Beirut: A war monitor said at least six pro-Iran fighters were killed Monday in Israeli strikes in Syria near the Lebanese border, in an area where Lebanon’s powerful Hezbollah group holds sway.
The Syrian Observatory for Human Rights said “Israeli strikes targeted two positions of pro-Iran groups in the Homs region,” including “a Hezbollah site in the Qusayr area” near the border where “six Iran-backed fighters were killed.”
The Observatory did not specify their nationalities.
A Hezbollah source told AFP that at least one fighter from the group was killed in Israeli strikes in the Qusayr area.
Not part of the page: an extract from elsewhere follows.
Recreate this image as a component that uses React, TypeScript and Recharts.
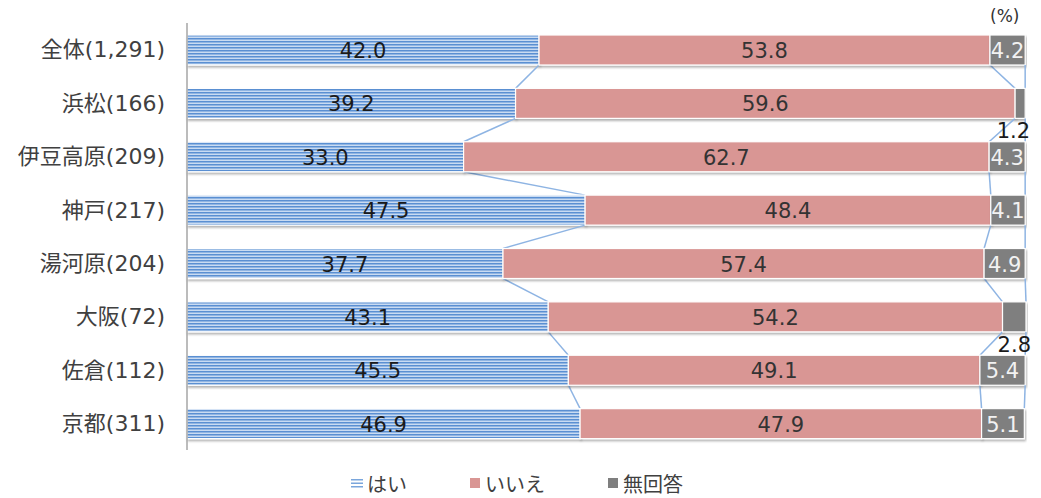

Israel rarely comments on individual strikes in Syria but has repeatedly said it will not allow its arch-enemy Iran to expand its presence there.
On Saturday, the Observatory said an Israeli drone strike near the Lebanese border targeted a vehicle carrying “a Hezbollah commander and his companion,” without reporting casualties.
Hezbollah did not announce any deaths among its ranks on Saturday.
On May 9, Israeli strikes on Syria targeted facilities belonging to Iraq’s Al-Nujaba armed movement, the Observatory and the pro-Iran group said, with Damascus saying an unidentified building was attacked.
The Israeli military has carried out hundreds of strikes in Syria since the outbreak of the civil war in its northern neighbor in 2011, mainly targeting army positions and Iran-backed fighters including from Lebanon’s Hezbollah group.
But the strikes increased after Israel’s war with Hamas in the Gaza Strip began on October 7, when the Iran-backed Palestinian militant group launched an unprecedented attack against Israel.
Syria’s war has killed more than half a million people and displaced millions more since it erupted in 2011 after Damascus cracked down on anti-government protests.